The line between fascinating and boring narrows over time.
If most wives were honest they would admit there has been at least one moment in their marriage when they've dearly wished their husband came home with better work stories.
There are only so many times you need to hear about Tim from accounts, or Shirley from reception and, oh, how they all laughed at the performance review seminar.
As much as we love our husbands the line between fascinating and captivating and complete bore can become quite narrow with time.
The very man whose words you hung on in your younger years somehow morphs into his father/uncle/old guy down the road and opens his mouth to mutter stuff you really don't care one iota about.
You gaze out the window and find yourself wondering just how high those sweet peas will grow and when did the dog get quite so fat, then look back in time to hear him move on to the next work story which involves a daily, repetitive dispute over his carpark. Of course, my husband has never been a complete bore, he's just occasionally a bit boring, usually when he's writing a book.
This has happened a few times a year for the past seven years and it involves "lending" my husband to the book for the time it takes him to write it.
It has become completely accepted in our home by me and our children that when in book mode Dad becomes a little distracted and it's best not to engage in too much conversation should it lead very quickly around to the latest book he is writing.

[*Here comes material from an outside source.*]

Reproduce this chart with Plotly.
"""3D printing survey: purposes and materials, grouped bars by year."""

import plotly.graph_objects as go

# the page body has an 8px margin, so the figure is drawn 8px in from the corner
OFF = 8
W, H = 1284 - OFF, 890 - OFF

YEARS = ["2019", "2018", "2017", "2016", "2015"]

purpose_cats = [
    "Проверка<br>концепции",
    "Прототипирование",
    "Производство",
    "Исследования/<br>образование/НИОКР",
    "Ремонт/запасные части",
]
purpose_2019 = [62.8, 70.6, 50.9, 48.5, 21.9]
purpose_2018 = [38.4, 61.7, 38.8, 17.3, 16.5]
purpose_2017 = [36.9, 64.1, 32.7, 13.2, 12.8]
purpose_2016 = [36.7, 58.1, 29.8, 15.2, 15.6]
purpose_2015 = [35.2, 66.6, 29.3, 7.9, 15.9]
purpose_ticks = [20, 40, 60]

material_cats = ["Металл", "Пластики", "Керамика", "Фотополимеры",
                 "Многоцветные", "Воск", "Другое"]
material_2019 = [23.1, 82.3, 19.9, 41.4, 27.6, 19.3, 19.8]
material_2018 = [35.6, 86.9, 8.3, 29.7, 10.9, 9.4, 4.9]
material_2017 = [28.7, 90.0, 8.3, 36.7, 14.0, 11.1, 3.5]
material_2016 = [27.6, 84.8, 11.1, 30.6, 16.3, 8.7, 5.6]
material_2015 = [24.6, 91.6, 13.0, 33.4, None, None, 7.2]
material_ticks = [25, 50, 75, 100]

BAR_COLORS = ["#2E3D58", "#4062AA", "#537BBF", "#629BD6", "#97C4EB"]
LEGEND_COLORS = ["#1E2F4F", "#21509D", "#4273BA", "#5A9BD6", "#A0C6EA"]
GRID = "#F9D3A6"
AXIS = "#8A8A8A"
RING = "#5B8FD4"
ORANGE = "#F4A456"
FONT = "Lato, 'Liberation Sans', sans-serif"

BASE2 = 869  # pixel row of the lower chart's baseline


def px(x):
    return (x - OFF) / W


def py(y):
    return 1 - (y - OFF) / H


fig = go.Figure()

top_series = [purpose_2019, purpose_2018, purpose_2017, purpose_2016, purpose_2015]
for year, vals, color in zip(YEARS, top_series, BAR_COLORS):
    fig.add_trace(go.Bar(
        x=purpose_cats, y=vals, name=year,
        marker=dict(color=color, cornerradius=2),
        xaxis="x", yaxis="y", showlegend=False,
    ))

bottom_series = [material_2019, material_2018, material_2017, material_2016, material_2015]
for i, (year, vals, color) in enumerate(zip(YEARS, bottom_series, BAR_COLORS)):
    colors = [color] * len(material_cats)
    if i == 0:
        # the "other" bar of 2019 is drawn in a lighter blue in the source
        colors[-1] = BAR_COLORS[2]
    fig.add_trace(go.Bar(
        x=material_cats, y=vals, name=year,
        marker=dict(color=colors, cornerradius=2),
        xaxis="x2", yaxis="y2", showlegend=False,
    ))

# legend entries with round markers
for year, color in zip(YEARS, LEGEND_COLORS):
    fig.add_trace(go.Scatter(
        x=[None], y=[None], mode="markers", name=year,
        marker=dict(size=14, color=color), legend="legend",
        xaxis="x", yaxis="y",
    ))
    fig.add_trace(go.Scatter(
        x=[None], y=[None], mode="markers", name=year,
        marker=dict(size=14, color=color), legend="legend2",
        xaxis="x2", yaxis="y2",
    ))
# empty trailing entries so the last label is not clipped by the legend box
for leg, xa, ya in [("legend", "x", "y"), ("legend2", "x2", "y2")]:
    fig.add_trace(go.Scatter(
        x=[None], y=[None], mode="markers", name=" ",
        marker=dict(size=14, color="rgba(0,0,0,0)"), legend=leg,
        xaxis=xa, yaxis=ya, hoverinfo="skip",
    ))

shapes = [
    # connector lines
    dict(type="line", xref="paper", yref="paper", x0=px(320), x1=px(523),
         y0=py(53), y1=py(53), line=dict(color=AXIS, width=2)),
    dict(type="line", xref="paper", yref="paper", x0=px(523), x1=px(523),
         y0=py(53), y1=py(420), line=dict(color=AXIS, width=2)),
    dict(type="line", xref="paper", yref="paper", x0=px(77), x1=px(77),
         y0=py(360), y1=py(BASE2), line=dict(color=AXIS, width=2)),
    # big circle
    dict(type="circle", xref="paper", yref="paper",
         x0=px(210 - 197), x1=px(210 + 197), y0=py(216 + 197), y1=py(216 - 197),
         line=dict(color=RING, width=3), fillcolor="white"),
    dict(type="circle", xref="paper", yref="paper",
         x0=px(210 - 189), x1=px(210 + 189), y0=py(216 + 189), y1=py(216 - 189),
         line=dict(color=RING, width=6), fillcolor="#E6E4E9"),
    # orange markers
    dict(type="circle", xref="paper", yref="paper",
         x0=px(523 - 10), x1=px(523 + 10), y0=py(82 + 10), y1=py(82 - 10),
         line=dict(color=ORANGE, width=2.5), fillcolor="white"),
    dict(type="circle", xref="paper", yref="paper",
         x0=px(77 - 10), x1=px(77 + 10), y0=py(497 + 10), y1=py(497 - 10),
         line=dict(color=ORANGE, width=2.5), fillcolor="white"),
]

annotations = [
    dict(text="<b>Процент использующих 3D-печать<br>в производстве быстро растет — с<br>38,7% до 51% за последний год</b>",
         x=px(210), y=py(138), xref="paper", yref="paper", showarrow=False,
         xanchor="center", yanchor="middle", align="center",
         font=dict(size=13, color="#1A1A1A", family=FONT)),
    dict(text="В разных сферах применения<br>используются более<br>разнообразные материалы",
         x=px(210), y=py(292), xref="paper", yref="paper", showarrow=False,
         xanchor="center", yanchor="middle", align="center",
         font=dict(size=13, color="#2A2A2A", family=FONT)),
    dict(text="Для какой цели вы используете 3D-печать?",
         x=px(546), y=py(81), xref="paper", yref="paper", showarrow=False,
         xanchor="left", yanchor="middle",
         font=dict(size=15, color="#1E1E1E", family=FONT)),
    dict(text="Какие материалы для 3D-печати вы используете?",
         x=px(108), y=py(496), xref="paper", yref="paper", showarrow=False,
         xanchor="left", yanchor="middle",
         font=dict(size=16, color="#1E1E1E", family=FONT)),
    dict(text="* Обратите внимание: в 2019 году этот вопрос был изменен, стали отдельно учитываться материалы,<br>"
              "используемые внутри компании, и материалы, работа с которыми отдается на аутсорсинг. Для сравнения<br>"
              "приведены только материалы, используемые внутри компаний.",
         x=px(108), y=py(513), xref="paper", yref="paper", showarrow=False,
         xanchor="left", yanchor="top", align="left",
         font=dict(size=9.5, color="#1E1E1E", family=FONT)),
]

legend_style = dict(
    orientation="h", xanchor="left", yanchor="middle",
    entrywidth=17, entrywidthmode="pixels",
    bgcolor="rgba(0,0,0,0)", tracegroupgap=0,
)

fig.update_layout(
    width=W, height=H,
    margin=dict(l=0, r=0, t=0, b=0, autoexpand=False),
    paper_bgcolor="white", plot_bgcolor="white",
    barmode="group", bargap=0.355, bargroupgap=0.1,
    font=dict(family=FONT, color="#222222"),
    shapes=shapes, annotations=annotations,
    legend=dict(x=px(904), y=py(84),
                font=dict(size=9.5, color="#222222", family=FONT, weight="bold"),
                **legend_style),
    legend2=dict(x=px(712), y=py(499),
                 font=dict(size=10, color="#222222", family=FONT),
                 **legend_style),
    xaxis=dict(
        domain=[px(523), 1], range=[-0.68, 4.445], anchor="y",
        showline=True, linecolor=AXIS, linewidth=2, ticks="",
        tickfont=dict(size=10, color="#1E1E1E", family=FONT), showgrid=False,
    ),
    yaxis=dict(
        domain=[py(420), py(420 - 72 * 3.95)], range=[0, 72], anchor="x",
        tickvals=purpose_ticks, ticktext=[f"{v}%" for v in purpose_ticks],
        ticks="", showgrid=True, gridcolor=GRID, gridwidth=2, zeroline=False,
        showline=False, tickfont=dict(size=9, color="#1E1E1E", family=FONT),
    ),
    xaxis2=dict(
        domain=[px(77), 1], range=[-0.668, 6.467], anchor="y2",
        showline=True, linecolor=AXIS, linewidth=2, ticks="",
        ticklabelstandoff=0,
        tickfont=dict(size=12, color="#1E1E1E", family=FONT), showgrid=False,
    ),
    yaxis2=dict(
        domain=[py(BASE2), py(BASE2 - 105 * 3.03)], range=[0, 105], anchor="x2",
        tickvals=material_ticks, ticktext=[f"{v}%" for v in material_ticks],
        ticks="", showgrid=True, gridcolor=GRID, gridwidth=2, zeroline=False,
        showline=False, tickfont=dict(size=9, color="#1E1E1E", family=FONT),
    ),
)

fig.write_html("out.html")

He becomes completely obsessed by the subject matter and can talk of nothing else.
I should be thankful he's not a method writer which would mean when he wrote a book with Michael Hill he needed to work in a jewellery shop in St Lukes, or when he wrote Willie Apiata's biography he needed to go to Afghanistan and rescue people.

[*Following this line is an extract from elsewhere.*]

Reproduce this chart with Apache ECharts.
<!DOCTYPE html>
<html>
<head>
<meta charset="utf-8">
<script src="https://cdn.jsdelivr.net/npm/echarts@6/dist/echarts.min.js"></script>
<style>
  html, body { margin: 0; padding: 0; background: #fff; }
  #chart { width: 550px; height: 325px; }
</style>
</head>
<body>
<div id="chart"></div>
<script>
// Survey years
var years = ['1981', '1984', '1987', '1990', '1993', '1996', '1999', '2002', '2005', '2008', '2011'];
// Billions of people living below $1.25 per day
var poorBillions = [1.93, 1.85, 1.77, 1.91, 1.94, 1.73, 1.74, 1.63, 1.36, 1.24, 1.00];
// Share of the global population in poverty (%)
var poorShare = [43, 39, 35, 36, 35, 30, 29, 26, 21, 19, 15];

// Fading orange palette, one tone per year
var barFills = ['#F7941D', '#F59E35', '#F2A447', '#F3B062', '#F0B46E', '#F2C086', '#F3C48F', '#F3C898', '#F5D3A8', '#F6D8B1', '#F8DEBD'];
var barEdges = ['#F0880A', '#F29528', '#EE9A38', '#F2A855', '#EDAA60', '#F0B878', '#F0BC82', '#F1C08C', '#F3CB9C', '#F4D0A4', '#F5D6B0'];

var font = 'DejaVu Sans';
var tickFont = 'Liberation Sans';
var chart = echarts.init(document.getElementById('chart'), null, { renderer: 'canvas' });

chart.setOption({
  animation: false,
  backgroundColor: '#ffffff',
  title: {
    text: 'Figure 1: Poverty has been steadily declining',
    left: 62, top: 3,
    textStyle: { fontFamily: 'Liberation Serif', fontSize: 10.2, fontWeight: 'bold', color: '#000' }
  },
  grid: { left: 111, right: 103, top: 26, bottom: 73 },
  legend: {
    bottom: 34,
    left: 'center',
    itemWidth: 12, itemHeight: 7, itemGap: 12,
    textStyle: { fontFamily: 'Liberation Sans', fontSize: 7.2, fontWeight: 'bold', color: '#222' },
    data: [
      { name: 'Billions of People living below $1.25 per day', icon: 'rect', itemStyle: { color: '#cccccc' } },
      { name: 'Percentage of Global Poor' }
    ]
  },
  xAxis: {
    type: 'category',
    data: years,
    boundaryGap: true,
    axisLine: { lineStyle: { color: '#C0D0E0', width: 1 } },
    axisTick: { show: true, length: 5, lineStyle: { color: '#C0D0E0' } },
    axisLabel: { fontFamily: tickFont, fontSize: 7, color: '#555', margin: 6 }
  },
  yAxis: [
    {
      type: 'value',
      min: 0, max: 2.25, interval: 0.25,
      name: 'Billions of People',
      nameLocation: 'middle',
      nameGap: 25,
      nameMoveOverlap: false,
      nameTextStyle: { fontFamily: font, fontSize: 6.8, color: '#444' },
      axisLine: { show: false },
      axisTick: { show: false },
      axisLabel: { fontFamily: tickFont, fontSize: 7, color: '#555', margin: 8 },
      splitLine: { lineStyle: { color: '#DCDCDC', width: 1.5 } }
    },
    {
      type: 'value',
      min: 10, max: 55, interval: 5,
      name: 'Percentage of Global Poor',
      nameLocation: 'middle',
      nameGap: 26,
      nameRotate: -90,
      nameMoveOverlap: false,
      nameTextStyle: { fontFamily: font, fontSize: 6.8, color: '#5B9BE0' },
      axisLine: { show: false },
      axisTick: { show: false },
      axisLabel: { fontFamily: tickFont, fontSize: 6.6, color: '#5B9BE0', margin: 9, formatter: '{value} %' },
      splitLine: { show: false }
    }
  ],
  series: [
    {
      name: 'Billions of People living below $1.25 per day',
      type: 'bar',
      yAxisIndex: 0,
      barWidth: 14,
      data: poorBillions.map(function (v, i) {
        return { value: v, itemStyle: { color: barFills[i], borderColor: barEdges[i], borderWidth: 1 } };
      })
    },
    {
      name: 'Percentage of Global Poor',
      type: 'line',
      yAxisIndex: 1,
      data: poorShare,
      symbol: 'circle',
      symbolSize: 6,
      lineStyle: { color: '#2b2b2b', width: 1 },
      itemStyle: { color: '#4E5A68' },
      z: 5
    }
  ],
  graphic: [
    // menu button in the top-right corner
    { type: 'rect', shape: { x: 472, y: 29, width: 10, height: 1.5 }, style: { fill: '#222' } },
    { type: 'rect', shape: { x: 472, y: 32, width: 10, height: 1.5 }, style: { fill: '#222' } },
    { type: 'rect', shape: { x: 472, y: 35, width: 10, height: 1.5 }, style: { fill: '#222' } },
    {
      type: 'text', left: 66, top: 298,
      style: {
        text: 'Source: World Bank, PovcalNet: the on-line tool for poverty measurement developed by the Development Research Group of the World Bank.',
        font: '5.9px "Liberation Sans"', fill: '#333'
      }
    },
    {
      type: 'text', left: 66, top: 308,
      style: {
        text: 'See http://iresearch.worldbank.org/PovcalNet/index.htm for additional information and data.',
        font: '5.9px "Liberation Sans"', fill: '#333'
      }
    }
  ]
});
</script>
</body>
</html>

Although he did shoot a gun with Willie one day.
But he does absorb the people or the things he's writing about and by necessity, as a supportive wife, I must also make that journey with him.
Michael Hill does transcendental meditation and steams his food.
So during that writing process I found myself being dragged off to learn how to meditate and was bought a steamer in which to cook food.
I didn't mind that much because I quite like Transcendental Meditation and still use it today and anyone can stomach steamed food for a while. So that book had a pleasing result.
As did Willie's book as I watched my husband go all macho, strong and silent for a good three months.
I'll be honest, I loved it. Not many women get to experience that.
But other books have been less enjoyable. Especially the ones about people who do bad things. Because despite them doing bad things, my husband's writing process is also to become very loyal to his subjects.
Which means the bad things become good things and he'll not hear a bad word said about the bad things. Well, not in his house, anyway!
At the moment he is turning his hand to a different topic, which involves not a person but an entire company history.
So I am being treated to daily, long-winded accounts of how the company came into being, the intricacies of its growth through the ages and the "fascinating" characters involved in that process.
"You must stop me if I'm boring you," he said rather generously the other day.
"You don't really mean that," I replied. "You could no more stop yourself talking about it than you could stop yourself breathing. I'm used to it after 14 books."
"Well, that's very understanding of you," he said as he put another piece of the jigsaw he was assembling on our dining table in place.
It's a jigsaw the company put out as a commemoration present. He bought it on Trade Me. As far as I can see the jigsaw is not going to be mentioned in the book or even be part of it. It's just his process.
I thought for one moment of pointing out how extreme this was and then I remembered that this is my last month of my year-long supportive wife challenge, so I sat down and helped him with the corners.